HOMERO

Se houve um único Homero, autor da Ilíada e da Odisseia, ou se foi um conjunto de aedos aos quais assim se nomeou, amalgamados na composição dessas obras fundadoras, ninguém sabe ao certo. Homero, como era próprio dos aedos, cantava seus versos na Grécia Arcaica, conforme perambulava por sucessivos povoados. Assim esses cantadores/contadores ganhavam a vida e criavam mundos. Encantavam seus ouvintes e criavam vínculos entre eles e o que contavam. Fomentavam identidades tribais ou nacionais, produziam redes de pertencimento através dos enredos sobre homens e povos.  Tradicionalmente Homero era cego, talvez para poder ver com mais riqueza e precisão as estórias que portava em seu interior e derramava sobre as plateias.

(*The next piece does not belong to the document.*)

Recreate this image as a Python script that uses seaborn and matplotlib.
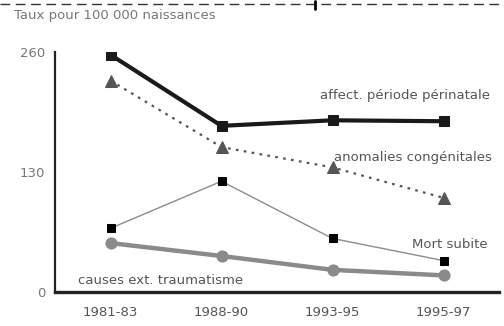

O conto de Sophia de Mello Breyner Andresen (Porto, 1919 – Lisboa, 2004) que leva o título “Homero”, componente do volume “Contos Exemplares”, descreve um personagem distinto, mas que tem algo a ver com o aedo grego, talvez pelo avesso, chamado Búzio. Este não era cego, vagava pela zona litorânea e parecia ser constituído maritimamente, nos olhos, no ir e vir, como as marés, no que mostrava e ocultava, nas conchas que usava como castanholas para ritmar sua fala. Não se dirigia especificamente às pessoas. O que tinha a dizer parecia brotar e retornar à natureza, “um canto de palavras quase visíveis que ocupavam espaços no ar, com sua forma, densidade e o seu peso.” Se não um diálogo, uma comemoração.

A narradora segue Búzio encantada, mas sem interagir com ele. Sabe sobre como é visto ou ao menos tratado por outros. Observa o homem num pôr-do-sol, diante do mar. Ele dirige-se primeiro às águas marinhas, como quem estabelece uma conversa, mas elas são parte inseparável da natureza que é um todo. Búzio parece cumprir um ritual de imersão e submissão àquilo de que também ele é elemento. Sabe-se que ele vive de esmolas que não pede e nada diz sobre elas, que tem por companhia um cachorro, que não está só. Não a solidão para aquele que comunga no universo que o constitui, do qual não se exclui. Só ao narrar a existência de Búzio faz-se uma plateia.

A prosa da autora nunca se perda da poesia. Ela foi essencialmente uma poetisa. Assim devia ver o mundo e assim escrevia.

Título da Obra: HOMERO (parte de CONTOS EXEMPLARES)

Autora: SOPHIA DE MELLO BREYNER ANDRESEN

Editora: ASSÍRIO & ALVIM (Portugal)

2 comentários

  1. Que delícia essas transcrições, me trás história, concepção de mundo e além de tudo a simplicidade do canto que encanta quem ouve.